Don’t spend a fortune on an autonomous dirt sucker.

Photo by Valentina Palladino / Engadget

If vacuuming is your least favorite chore, employing a robot vacuum can save you time and stress while also making sure your home stays clean. While once most robo-vacs landed on the higher end of the price spectrum, that’s not the case anymore. Sure, you could pick up a $1,000 cleaning behemoth, but it would be incorrect to assume that you need to spend that much money to get a good machine. Now, you can get an autonomous dirt-sucker with serious cleaning chops for $500 — sometimes even $300 or less. But you get what you pay for in this space; don’t expect affordable robot vacuum cleaners to have all of the bells and whistles that premium machines do. After testing dozens of robot vacuums at various price points, I’ve narrowed down our top picks for the best budget robot vacuums you can buy right now.

Quick overview

Since I've tested dozens of robot vacuums, I'm often asked if these gadgets are "worth it" and I'd say the answer is yes. The biggest thing they offer is convenience: just turn on a robot vacuum and walk away. The machine will take care of the rest. If vacuuming is one of your least favorite chores, or you just want to spend less time keeping your home tidy, semi-autonomous robotic vacuum is a great investment.

There are plenty of other good things about them, but before we dive in let’s consider the biggest trade-offs: less power, less capacity and less flexibility. Those first two go hand in hand; robot vacuum cleaners are much smaller than upright vacuums, which leads to less powerful suction. They also hold less dirt because their built-in bins are a fraction of the size of a standard vacuum canister or bag.
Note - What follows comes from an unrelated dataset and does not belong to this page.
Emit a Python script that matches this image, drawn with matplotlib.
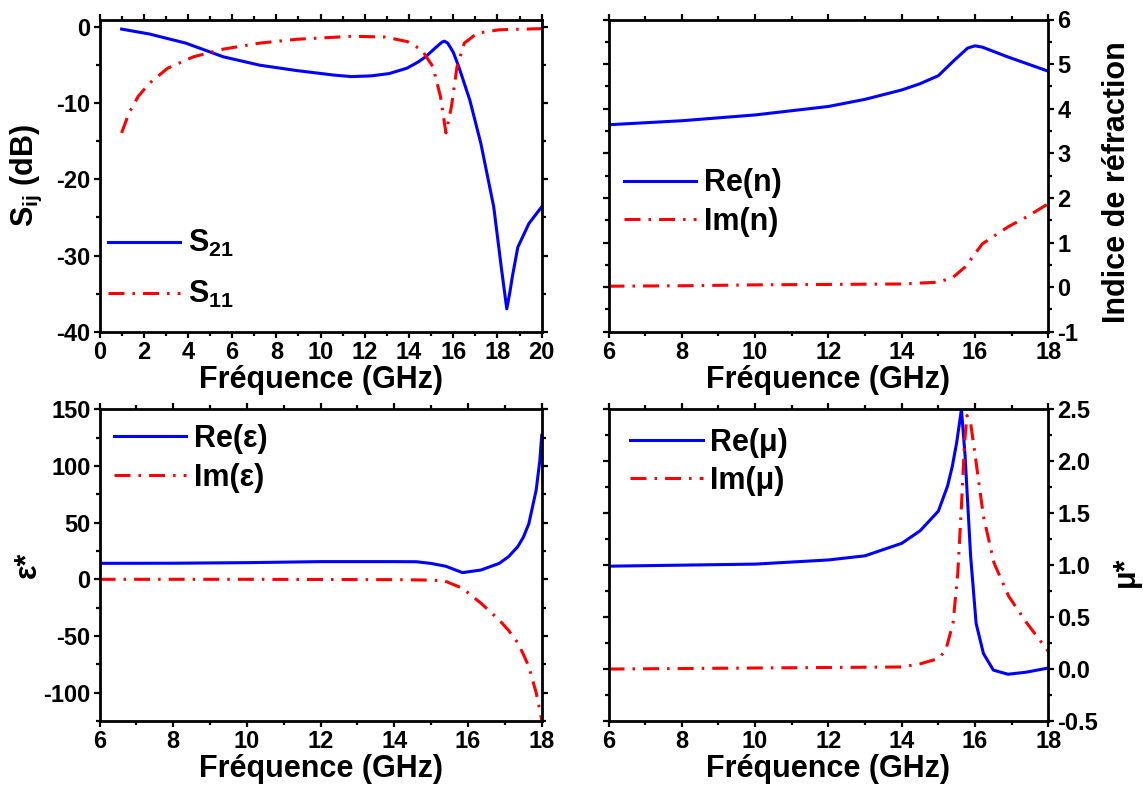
import matplotlib
matplotlib.use('Agg')
import matplotlib.pyplot as plt
from matplotlib.ticker import MultipleLocator

plt.rcParams['font.family'] = ['Liberation Sans', 'DejaVu Sans']
plt.rcParams['font.weight'] = 'bold'
plt.rcParams['axes.labelweight'] = 'bold'
plt.rcParams['axes.unicode_minus'] = False
plt.rcParams['mathtext.fontset'] = 'custom'
plt.rcParams['mathtext.rm'] = 'Liberation Sans:bold'
plt.rcParams['mathtext.it'] = 'Liberation Sans:bold'
plt.rcParams['mathtext.bf'] = 'Liberation Sans:bold'
plt.rcParams['lines.scale_dashes'] = False

# --- S parameters (0-20 GHz)
f_s21 = [1, 2.25, 3.9, 5.6, 7.25, 8.9, 10.6, 11.4, 12.3, 13.1, 13.9, 14.4, 14.75, 15.2,
         15.5, 15.6, 15.75, 16.0, 16.25, 16.75, 17.25, 17.83, 18.17, 18.42, 18.55, 18.67,
         18.92, 19.42, 20]
s21 = [-0.26, -0.9, -2.1, -3.9, -5.0, -5.7, -6.3, -6.5, -6.4, -6.1, -5.4, -4.6, -3.9, -2.7,
       -1.95, -1.85, -2.1, -3.3, -5.2, -9.6, -15.3, -23.6, -31.5, -37.0, -35.0, -32.8,
       -28.9, -25.8, -23.6]
f_s11 = [1, 1.33, 1.75, 2.25, 3.08, 4.25, 5.58, 7.25, 8.92, 11.42, 12.92, 13.92, 14.58,
         15.08, 15.42, 15.67, 15.92, 16.17, 16.5, 17.08, 18.08, 20]
s11 = [-13.9, -11.3, -9.1, -7.4, -5.4, -3.9, -2.9, -2.1, -1.6, -1.2, -1.3, -1.9, -3.0,
       -5.2, -9.1, -13.9, -10.4, -5.2, -2.1, -0.8, -0.35, -0.2]

# --- refractive index (6-18 GHz)
f_ren = [6, 8, 10, 12, 13, 14, 14.5, 15, 15.4, 15.8, 16, 16.2, 16.9, 18]
re_n = [3.64, 3.73, 3.86, 4.05, 4.21, 4.42, 4.56, 4.74, 5.06, 5.36, 5.41, 5.38, 5.16, 4.84]
f_imn = [6, 8, 10, 12, 14, 15, 15.4, 15.73, 15.93, 16.2, 16.9, 17.4, 18]
im_n = [0.02, 0.03, 0.05, 0.06, 0.07, 0.11, 0.22, 0.45, 0.67, 0.97, 1.35, 1.57, 1.87]

# --- permittivity
f_ree = [6, 8, 10, 12, 14, 14.6, 15, 15.4, 15.85, 16.35, 16.85, 17.1, 17.35, 17.5, 17.65,
         17.85, 17.95, 18]
re_eps = [14.1, 14.2, 14.7, 15.6, 15.6, 15.5, 14.0, 11.5, 5.9, 8.2, 14.1, 20, 28.8, 37, 49,
          78.7, 105, 127]
f_ime = [6, 10, 14, 14.8, 15.35, 15.85, 16.35, 16.85, 17.1, 17.35, 17.5, 17.65, 17.85, 18]
im_eps = [0, 0, -0.3, -0.6, -1.2, -7.9, -21, -36, -45, -56, -66, -77, -100, -124]

# --- permeability
f_rem = [6, 10, 12, 13, 14, 14.5, 15, 15.25, 15.38, 15.5, 15.63, 15.73, 15.88, 16.03, 16.23,
         16.5, 16.9, 17.4, 18]
re_mu = [0.99, 1.01, 1.05, 1.09, 1.21, 1.33, 1.52, 1.76, 1.95, 2.18, 2.5, 2.05, 1.09, 0.44,
         0.15, -0.01, -0.05, -0.03, 0.01]
f_imm = [6, 10, 14, 14.5, 15, 15.2, 15.4, 15.53, 15.63, 15.71, 15.78, 15.88, 16.03, 16.23,
         16.52, 16.92, 17.42, 18]
im_mu = [0, 0.01, 0.02, 0.05, 0.1, 0.18, 0.44, 0.92, 1.57, 2.15, 2.44, 2.37, 1.99, 1.47,
         1.02, 0.70, 0.44, 0.17]

BLUE = '#0000ff'
RED = '#ff0000'
LW = 2.2
DASH = (0, (11.5, 5.8, 1.8, 5.8))

fig = plt.figure(figsize=(11.43, 7.94), dpi=100)
W, H = 1143, 794


def make_ax(x0, x1, y0, y1):
    return fig.add_axes([x0 / W, 1 - y1 / H, (x1 - x0) / W, (y1 - y0) / H])


def style(ax, right_labels=False):
    for sp in ax.spines.values():
        sp.set_linewidth(2.0)
    ax.tick_params(which='both', direction='out', top=True, right=True, width=1.6,
                   labelsize=17, pad=2)
    ax.tick_params(which='major', length=4.5)
    ax.tick_params(which='minor', length=3)
    if right_labels:
        ax.tick_params(labelleft=False, labelright=True)
    ax.set_xlabel('Fréquence (GHz)', fontsize=22, labelpad=1)


def leg(ax, x, y, spacing):
    ax.legend(loc='upper left', bbox_to_anchor=(x, y), frameon=False, fontsize=22,
              handlelength=2.36, handletextpad=0.25, labelspacing=spacing,
              borderpad=0, borderaxespad=0)


ax1 = make_ax(99.5, 541.7, 19.5, 331.7)
ax2 = make_ax(608.5, 1048.3, 19.5, 331.7)
ax3 = make_ax(99.5, 541.7, 409.3, 721)
ax4 = make_ax(608.5, 1048.3, 409.3, 721)

# panel 1
ax1.plot(f_s21, s21, color=BLUE, lw=LW, label='S$_{21}$')
ax1.plot(f_s11, s11, color=RED, lw=LW, linestyle=DASH, label='S$_{11}$')
ax1.set_xlim(0, 20)
ax1.set_ylim(-40, 1)
ax1.xaxis.set_major_locator(MultipleLocator(2))
ax1.xaxis.set_minor_locator(MultipleLocator(1))
ax1.yaxis.set_major_locator(MultipleLocator(10))
ax1.yaxis.set_minor_locator(MultipleLocator(5))
style(ax1)
ax1.set_ylabel('S$_{ij}$ (dB)', fontsize=22)
ax1.yaxis.set_label_coords(-0.125, 0.5)
leg(ax1, 0.02, 0.331, 0.65)

# panel 2
ax2.plot(f_ren, re_n, color=BLUE, lw=LW, label='Re(n)')
ax2.plot(f_imn, im_n, color=RED, lw=LW, linestyle=DASH, label='Im(n)')
ax2.set_xlim(6, 18)
ax2.set_ylim(-1, 6)
ax2.xaxis.set_major_locator(MultipleLocator(2))
ax2.xaxis.set_minor_locator(MultipleLocator(1))
ax2.yaxis.set_major_locator(MultipleLocator(1))
ax2.yaxis.set_minor_locator(MultipleLocator(0.5))
style(ax2, right_labels=True)
ax2.yaxis.set_label_position('right')
ax2.set_ylabel('Indice de réfraction', fontsize=22)
ax2.yaxis.set_label_coords(1.121, 0.48)
leg(ax2, 0.035, 0.523, 0.28)

# panel 3
ax3.plot(f_ree, re_eps, color=BLUE, lw=LW, label='Re(ε)')
ax3.plot(f_ime, im_eps, color=RED, lw=LW, linestyle=DASH, label='Im(ε)')
ax3.set_xlim(6, 18)
ax3.set_ylim(-125, 150)
ax3.xaxis.set_major_locator(MultipleLocator(2))
ax3.xaxis.set_minor_locator(MultipleLocator(1))
ax3.yaxis.set_major_locator(MultipleLocator(50))
ax3.yaxis.set_minor_locator(MultipleLocator(25))
style(ax3)
ax3.set_ylabel('ε*', fontsize=22)
ax3.yaxis.set_label_coords(-0.128, 0.5)
leg(ax3, 0.033, 0.953, 0.28)

# panel 4
ax4.plot(f_rem, re_mu, color=BLUE, lw=LW, label='Re(μ)')
ax4.plot(f_imm, im_mu, color=RED, lw=LW, linestyle=DASH, label='Im(μ)')
ax4.set_xlim(6, 18)
ax4.set_ylim(-0.5, 2.5)
ax4.xaxis.set_major_locator(MultipleLocator(2))
ax4.xaxis.set_minor_locator(MultipleLocator(1))
ax4.yaxis.set_major_locator(MultipleLocator(0.5))
ax4.yaxis.set_minor_locator(MultipleLocator(0.25))
style(ax4, right_labels=True)
ax4.yaxis.set_label_position('right')
ax4.set_ylabel('μ*', fontsize=22)
ax4.yaxis.set_label_coords(1.143, 0.48)
leg(ax4, 0.05, 0.94, 0.25)

fig.savefig('out.png', dpi=100)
And while robo-vacs are cord-free, that means they are slaves to their batteries and will require docking at a charging base.

When it comes to flexibility, robot vacuums do things differently than standard ones. You can control some with your smartphone, set cleaning schedules and more, but robo-vacs are primarily tasked with cleaning floors. On the flip side, their upright counterparts can come with various attachments that let you clean couches, stairs, light fixtures and other hard-to-reach places.

When looking for the best cheap robot vacuum, one of the first things you should consider is the types of floors you have in your home. Do you have mostly carpet, tile, laminate, hardwood? Carpets demand vacuums with more suction power that can pick up debris pushed down into nooks and crannies. Unfortunately, there isn’t a universal metric by which suction is measured. Some companies provide Pascal (Pa) levels and generally the higher the Pa, the stronger. But other companies don’t rely on Pa levels and simply say their robots have X-times more suction power than other robot vacuums.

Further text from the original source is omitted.